— start —

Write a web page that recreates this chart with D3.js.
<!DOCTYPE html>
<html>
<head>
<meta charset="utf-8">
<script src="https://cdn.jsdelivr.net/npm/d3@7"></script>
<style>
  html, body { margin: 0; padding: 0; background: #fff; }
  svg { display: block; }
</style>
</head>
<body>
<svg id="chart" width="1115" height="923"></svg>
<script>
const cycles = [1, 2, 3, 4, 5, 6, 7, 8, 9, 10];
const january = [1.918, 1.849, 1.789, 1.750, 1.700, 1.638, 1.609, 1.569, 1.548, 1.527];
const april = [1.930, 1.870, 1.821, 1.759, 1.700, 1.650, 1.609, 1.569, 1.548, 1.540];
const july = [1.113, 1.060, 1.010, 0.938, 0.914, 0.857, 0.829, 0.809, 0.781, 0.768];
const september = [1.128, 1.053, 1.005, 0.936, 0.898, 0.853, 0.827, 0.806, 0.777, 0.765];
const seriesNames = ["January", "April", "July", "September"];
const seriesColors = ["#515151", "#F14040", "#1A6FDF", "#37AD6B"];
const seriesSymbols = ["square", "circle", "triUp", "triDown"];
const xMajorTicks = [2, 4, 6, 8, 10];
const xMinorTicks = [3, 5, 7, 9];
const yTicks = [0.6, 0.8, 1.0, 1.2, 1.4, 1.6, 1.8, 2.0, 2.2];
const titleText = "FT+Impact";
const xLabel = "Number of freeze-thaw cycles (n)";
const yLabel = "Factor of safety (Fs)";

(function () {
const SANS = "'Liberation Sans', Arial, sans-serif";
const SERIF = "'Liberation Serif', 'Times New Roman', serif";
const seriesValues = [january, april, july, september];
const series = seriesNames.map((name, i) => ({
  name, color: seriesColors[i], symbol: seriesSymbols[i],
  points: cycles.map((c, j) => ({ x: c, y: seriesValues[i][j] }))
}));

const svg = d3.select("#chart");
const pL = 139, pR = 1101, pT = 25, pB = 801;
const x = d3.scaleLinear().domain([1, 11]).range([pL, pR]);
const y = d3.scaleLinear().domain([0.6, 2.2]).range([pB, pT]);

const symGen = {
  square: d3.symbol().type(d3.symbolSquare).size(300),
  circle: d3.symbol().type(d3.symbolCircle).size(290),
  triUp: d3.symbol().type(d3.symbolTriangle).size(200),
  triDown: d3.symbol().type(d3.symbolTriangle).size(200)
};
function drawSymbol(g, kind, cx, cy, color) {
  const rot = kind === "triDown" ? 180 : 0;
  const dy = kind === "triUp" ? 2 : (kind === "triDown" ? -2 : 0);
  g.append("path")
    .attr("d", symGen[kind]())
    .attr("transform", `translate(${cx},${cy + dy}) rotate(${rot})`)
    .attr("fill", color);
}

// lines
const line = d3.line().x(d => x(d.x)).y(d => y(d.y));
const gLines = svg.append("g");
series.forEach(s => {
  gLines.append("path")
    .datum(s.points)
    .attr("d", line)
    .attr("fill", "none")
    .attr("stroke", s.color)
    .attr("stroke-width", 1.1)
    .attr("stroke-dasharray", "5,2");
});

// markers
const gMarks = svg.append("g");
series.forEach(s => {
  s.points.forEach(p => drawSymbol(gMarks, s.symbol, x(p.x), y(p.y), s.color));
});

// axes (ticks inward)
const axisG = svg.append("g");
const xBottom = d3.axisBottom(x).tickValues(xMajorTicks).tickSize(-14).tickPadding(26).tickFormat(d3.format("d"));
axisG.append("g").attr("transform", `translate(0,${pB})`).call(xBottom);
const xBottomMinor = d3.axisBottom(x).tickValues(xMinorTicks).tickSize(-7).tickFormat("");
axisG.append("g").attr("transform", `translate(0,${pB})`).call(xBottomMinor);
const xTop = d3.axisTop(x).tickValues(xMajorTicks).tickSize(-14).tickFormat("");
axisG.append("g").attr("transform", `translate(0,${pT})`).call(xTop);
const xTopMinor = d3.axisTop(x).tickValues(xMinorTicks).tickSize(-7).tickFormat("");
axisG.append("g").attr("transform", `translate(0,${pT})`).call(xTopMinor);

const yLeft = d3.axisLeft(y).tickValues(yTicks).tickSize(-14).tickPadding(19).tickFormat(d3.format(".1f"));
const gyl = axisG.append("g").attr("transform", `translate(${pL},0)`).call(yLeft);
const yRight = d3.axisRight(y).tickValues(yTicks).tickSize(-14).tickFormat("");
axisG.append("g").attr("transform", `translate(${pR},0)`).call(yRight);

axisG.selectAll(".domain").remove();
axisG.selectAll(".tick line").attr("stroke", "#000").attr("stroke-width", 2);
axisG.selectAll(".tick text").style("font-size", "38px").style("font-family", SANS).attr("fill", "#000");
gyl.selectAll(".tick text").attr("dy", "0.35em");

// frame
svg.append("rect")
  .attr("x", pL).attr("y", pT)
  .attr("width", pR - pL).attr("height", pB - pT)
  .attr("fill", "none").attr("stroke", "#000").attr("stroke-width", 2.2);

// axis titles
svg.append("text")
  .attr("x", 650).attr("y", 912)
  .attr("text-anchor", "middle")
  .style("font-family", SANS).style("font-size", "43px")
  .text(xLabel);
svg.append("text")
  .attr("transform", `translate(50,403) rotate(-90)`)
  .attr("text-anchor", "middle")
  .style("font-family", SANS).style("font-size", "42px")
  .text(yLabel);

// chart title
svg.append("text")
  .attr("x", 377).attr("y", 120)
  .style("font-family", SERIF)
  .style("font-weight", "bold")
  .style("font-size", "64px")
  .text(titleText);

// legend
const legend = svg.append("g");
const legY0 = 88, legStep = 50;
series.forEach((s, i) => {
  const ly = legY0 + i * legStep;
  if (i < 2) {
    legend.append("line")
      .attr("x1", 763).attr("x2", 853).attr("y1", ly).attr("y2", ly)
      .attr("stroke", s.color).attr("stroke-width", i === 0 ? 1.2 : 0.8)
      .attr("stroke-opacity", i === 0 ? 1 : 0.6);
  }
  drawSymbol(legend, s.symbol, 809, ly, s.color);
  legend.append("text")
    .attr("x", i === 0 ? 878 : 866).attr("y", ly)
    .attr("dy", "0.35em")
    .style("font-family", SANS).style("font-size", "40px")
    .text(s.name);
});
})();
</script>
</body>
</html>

— end —

→ The task
Repeat the material above in full, keeping every word.

→ Solved problem
Write a web page that recreates this chart with D3.js.
<!DOCTYPE html>
<html>
<head>
<meta charset="utf-8">
<script src="https://cdn.jsdelivr.net/npm/d3@7"></script>
<style>
  html, body { margin: 0; padding: 0; background: #fff; }
  svg { display: block; }
</style>
</head>
<body>
<svg id="chart" width="1115" height="923"></svg>
<script>
const cycles = [1, 2, 3, 4, 5, 6, 7, 8, 9, 10];
const january = [1.918, 1.849, 1.789, 1.750, 1.700, 1.638, 1.609, 1.569, 1.548, 1.527];
const april = [1.930, 1.870, 1.821, 1.759, 1.700, 1.650, 1.609, 1.569, 1.548, 1.540];
const july = [1.113, 1.060, 1.010, 0.938, 0.914, 0.857, 0.829, 0.809, 0.781, 0.768];
const september = [1.128, 1.053, 1.005, 0.936, 0.898, 0.853, 0.827, 0.806, 0.777, 0.765];
const seriesNames = ["January", "April", "July", "September"];
const seriesColors = ["#515151", "#F14040", "#1A6FDF", "#37AD6B"];
const seriesSymbols = ["square", "circle", "triUp", "triDown"];
const xMajorTicks = [2, 4, 6, 8, 10];
const xMinorTicks = [3, 5, 7, 9];
const yTicks = [0.6, 0.8, 1.0, 1.2, 1.4, 1.6, 1.8, 2.0, 2.2];
const titleText = "FT+Impact";
const xLabel = "Number of freeze-thaw cycles (n)";
const yLabel = "Factor of safety (Fs)";

(function () {
const SANS = "'Liberation Sans', Arial, sans-serif";
const SERIF = "'Liberation Serif', 'Times New Roman', serif";
const seriesValues = [january, april, july, september];
const series = seriesNames.map((name, i) => ({
  name, color: seriesColors[i], symbol: seriesSymbols[i],
  points: cycles.map((c, j) => ({ x: c, y: seriesValues[i][j] }))
}));

const svg = d3.select("#chart");
const pL = 139, pR = 1101, pT = 25, pB = 801;
const x = d3.scaleLinear().domain([1, 11]).range([pL, pR]);
const y = d3.scaleLinear().domain([0.6, 2.2]).range([pB, pT]);

const symGen = {
  square: d3.symbol().type(d3.symbolSquare).size(300),
  circle: d3.symbol().type(d3.symbolCircle).size(290),
  triUp: d3.symbol().type(d3.symbolTriangle).size(200),
  triDown: d3.symbol().type(d3.symbolTriangle).size(200)
};
function drawSymbol(g, kind, cx, cy, color) {
  const rot = kind === "triDown" ? 180 : 0;
  const dy = kind === "triUp" ? 2 : (kind === "triDown" ? -2 : 0);
  g.append("path")
    .attr("d", symGen[kind]())
    .attr("transform", `translate(${cx},${cy + dy}) rotate(${rot})`)
    .attr("fill", color);
}

// lines
const line = d3.line().x(d => x(d.x)).y(d => y(d.y));
const gLines = svg.append("g");
series.forEach(s => {
  gLines.append("path")
    .datum(s.points)
    .attr("d", line)
    .attr("fill", "none")
    .attr("stroke", s.color)
    .attr("stroke-width", 1.1)
    .attr("stroke-dasharray", "5,2");
});

// markers
const gMarks = svg.append("g");
series.forEach(s => {
  s.points.forEach(p => drawSymbol(gMarks, s.symbol, x(p.x), y(p.y), s.color));
});

// axes (ticks inward)
const axisG = svg.append("g");
const xBottom = d3.axisBottom(x).tickValues(xMajorTicks).tickSize(-14).tickPadding(26).tickFormat(d3.format("d"));
axisG.append("g").attr("transform", `translate(0,${pB})`).call(xBottom);
const xBottomMinor = d3.axisBottom(x).tickValues(xMinorTicks).tickSize(-7).tickFormat("");
axisG.append("g").attr("transform", `translate(0,${pB})`).call(xBottomMinor);
const xTop = d3.axisTop(x).tickValues(xMajorTicks).tickSize(-14).tickFormat("");
axisG.append("g").attr("transform", `translate(0,${pT})`).call(xTop);
const xTopMinor = d3.axisTop(x).tickValues(xMinorTicks).tickSize(-7).tickFormat("");
axisG.append("g").attr("transform", `translate(0,${pT})`).call(xTopMinor);

const yLeft = d3.axisLeft(y).tickValues(yTicks).tickSize(-14).tickPadding(19).tickFormat(d3.format(".1f"));
const gyl = axisG.append("g").attr("transform", `translate(${pL},0)`).call(yLeft);
const yRight = d3.axisRight(y).tickValues(yTicks).tickSize(-14).tickFormat("");
axisG.append("g").attr("transform", `translate(${pR},0)`).call(yRight);

axisG.selectAll(".domain").remove();
axisG.selectAll(".tick line").attr("stroke", "#000").attr("stroke-width", 2);
axisG.selectAll(".tick text").style("font-size", "38px").style("font-family", SANS).attr("fill", "#000");
gyl.selectAll(".tick text").attr("dy", "0.35em");

// frame
svg.append("rect")
  .attr("x", pL).attr("y", pT)
  .attr("width", pR - pL).attr("height", pB - pT)
  .attr("fill", "none").attr("stroke", "#000").attr("stroke-width", 2.2);

// axis titles
svg.append("text")
  .attr("x", 650).attr("y", 912)
  .attr("text-anchor", "middle")
  .style("font-family", SANS).style("font-size", "43px")
  .text(xLabel);
svg.append("text")
  .attr("transform", `translate(50,403) rotate(-90)`)
  .attr("text-anchor", "middle")
  .style("font-family", SANS).style("font-size", "42px")
  .text(yLabel);

// chart title
svg.append("text")
  .attr("x", 377).attr("y", 120)
  .style("font-family", SERIF)
  .style("font-weight", "bold")
  .style("font-size", "64px")
  .text(titleText);

// legend
const legend = svg.append("g");
const legY0 = 88, legStep = 50;
series.forEach((s, i) => {
  const ly = legY0 + i * legStep;
  if (i < 2) {
    legend.append("line")
      .attr("x1", 763).attr("x2", 853).attr("y1", ly).attr("y2", ly)
      .attr("stroke", s.color).attr("stroke-width", i === 0 ? 1.2 : 0.8)
      .attr("stroke-opacity", i === 0 ? 1 : 0.6);
  }
  drawSymbol(legend, s.symbol, 809, ly, s.color);
  legend.append("text")
    .attr("x", i === 0 ? 878 : 866).attr("y", ly)
    .attr("dy", "0.35em")
    .style("font-family", SANS).style("font-size", "40px")
    .text(s.name);
});
})();
</script>
</body>
</html>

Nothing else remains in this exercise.